AT&T’s Mobile Share Value plans provide the line discount under any circumstance where a 2-year contract is not involved, customers can bring their own device, buy one on AT&T Next, or pay full retail. AT&T, while still reacting to the market changes initiated by T-Mobile, is taking a more pro-active position with its services. In just two months, America's second largest carrier made changes to its rates to become more competitive with T-Mobile, leaving Verizon and Sprint in the dust at the time.
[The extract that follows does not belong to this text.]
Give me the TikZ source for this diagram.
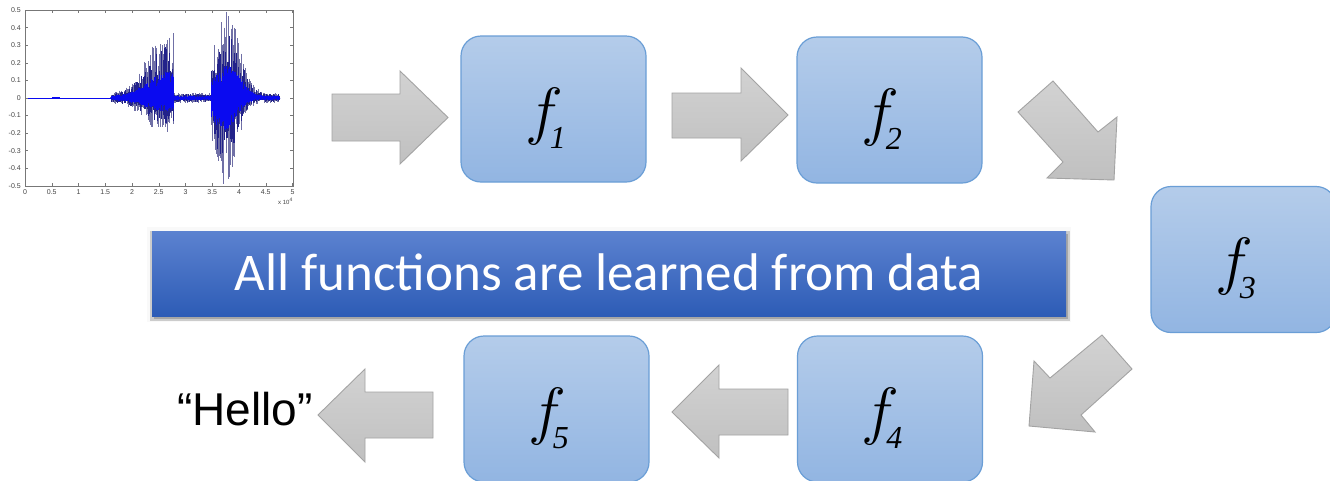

Sprint stands alone in that it no longer offers a device installment program, opting only for 2-year service agreements. While Verizon and AT&T also offer two-year service options, Sprint has historically had more aggressive subsidized pricing. Premium devices can be found on the Sprint’s web-site at significant discounts versus other carriers. Still, the rate plans are outside the norm versus the competitive trend. We are waiting for Sprint to join the party.
T-Mobile, the company that started this whole wireless revolution in the United States, remains the price leader. When it comes to service plans, Team Magenta, headed up by Cheerleader-in-Chief John Legere, is still in the spotlight. Its JUMP! Upgrade program is what started the wave of device installment payment programs. The only difference with JUMP! is that T-Mobile requires mobile insurance and protection plans, which puts a $10 per month premium.
Verizon’s new rate structure keeps it in the price game. Despite the similarities that are emerging from the carriers, the differences that do exist, though nuanced, are significant and it is worth looking at those differences to see which carrier has more of what you want. As deferred payment plans for ever-more-expensive equipment become the norm, we can expect to continue to see price plans become more and more attractive.